Exercise instructions:
Repeat the material exactly from its first line to the line that includes "import plotly.graph_objects as go". Skip pictures.

+++ Supplied data

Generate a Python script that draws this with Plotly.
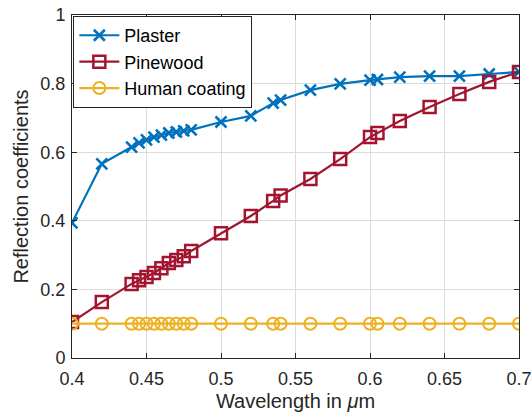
import plotly.graph_objects as go

wavelength = [0.40, 0.42, 0.44, 0.445, 0.45, 0.455, 0.46, 0.465, 0.47, 0.475, 0.48,
              0.50, 0.52, 0.535, 0.54, 0.56, 0.58, 0.60, 0.605, 0.62, 0.64, 0.66, 0.68, 0.70]
plaster = [0.394, 0.566, 0.615, 0.627, 0.636, 0.644, 0.650, 0.656, 0.659, 0.662, 0.665,
           0.688, 0.706, 0.743, 0.752, 0.781, 0.799, 0.810, 0.812, 0.819, 0.822, 0.822, 0.828, 0.834]
pinewood = [0.105, 0.163, 0.216, 0.227, 0.236, 0.248, 0.262, 0.277, 0.286, 0.297, 0.312,
            0.364, 0.414, 0.458, 0.474, 0.522, 0.580, 0.644, 0.656, 0.691, 0.732, 0.770, 0.805, 0.834]
human = [0.1] * len(wavelength)

x_ticks = [0.4, 0.45, 0.5, 0.55, 0.6, 0.65, 0.7]
x_labels = ["0.4", "0.45", "0.5", "0.55", "0.6", "0.65", "0.7"]
y_ticks = [0, 0.2, 0.4, 0.6, 0.8, 1]
y_labels = ["0", "0.2", "0.4", "0.6", "0.8", "1"]

FONT = "Liberation Sans, Arial"

fig = go.Figure()
fig.add_trace(go.Scatter(x=wavelength, y=plaster, name="Plaster", mode="lines+markers",
                         line=dict(color="#0072BD", width=2.2),
                         marker=dict(symbol="x-thin", size=11, line=dict(color="#0072BD", width=2.6))))
fig.add_trace(go.Scatter(x=wavelength, y=pinewood, name="Pinewood", mode="lines+markers",
                         line=dict(color="#A2142F", width=2.2),
                         marker=dict(symbol="square-open", size=12, color="#A2142F", line=dict(width=2.5))))
fig.add_trace(go.Scatter(x=wavelength, y=human, name="Human coating", mode="lines+markers",
                         line=dict(color="#EDB120", width=2.2),
                         marker=dict(symbol="circle-open", size=12, color="#EDB120", line=dict(width=2))))

axis_common = dict(showgrid=True, gridcolor="#dcdcdc", gridwidth=1, showline=True,
                   linecolor="#262626", linewidth=1, mirror="ticks", ticks="inside",
                   ticklen=5, tickcolor="#262626", zeroline=False, automargin=False,
                   tickfont=dict(family=FONT, size=18, color="#262626"))

fig.update_xaxes(range=[0.4, 0.7], tickvals=x_ticks, ticktext=x_labels,
                 ticklabelstandoff=4,
                 title=dict(text="Wavelength in <i>μ</i>m", standoff=6,
                            font=dict(family=FONT, size=20, color="#262626")),
                 **axis_common)
fig.update_yaxes(range=[0, 1], tickvals=y_ticks, ticktext=y_labels,
                 ticklabelstandoff=2,
                 title=dict(text="Reflection coefficients", standoff=6,
                            font=dict(family=FONT, size=20, color="#262626")),
                 **axis_common)

fig.update_layout(
    width=532, height=418,
    margin=dict(l=72, r=13, t=15, b=60, autoexpand=False),
    plot_bgcolor="white", paper_bgcolor="white",
    showlegend=True,
    legend=dict(x=0.003, y=0.997, xanchor="left", yanchor="top",
                bgcolor="white", bordercolor="#262626", borderwidth=1,
                font=dict(family=FONT, size=18, color="black"),
                itemwidth=40, tracegroupgap=0),
)

fig.write_html("out.html")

++++++

Exercise answer:
Generate a Python script that draws this with Plotly.
import plotly.graph_objects as go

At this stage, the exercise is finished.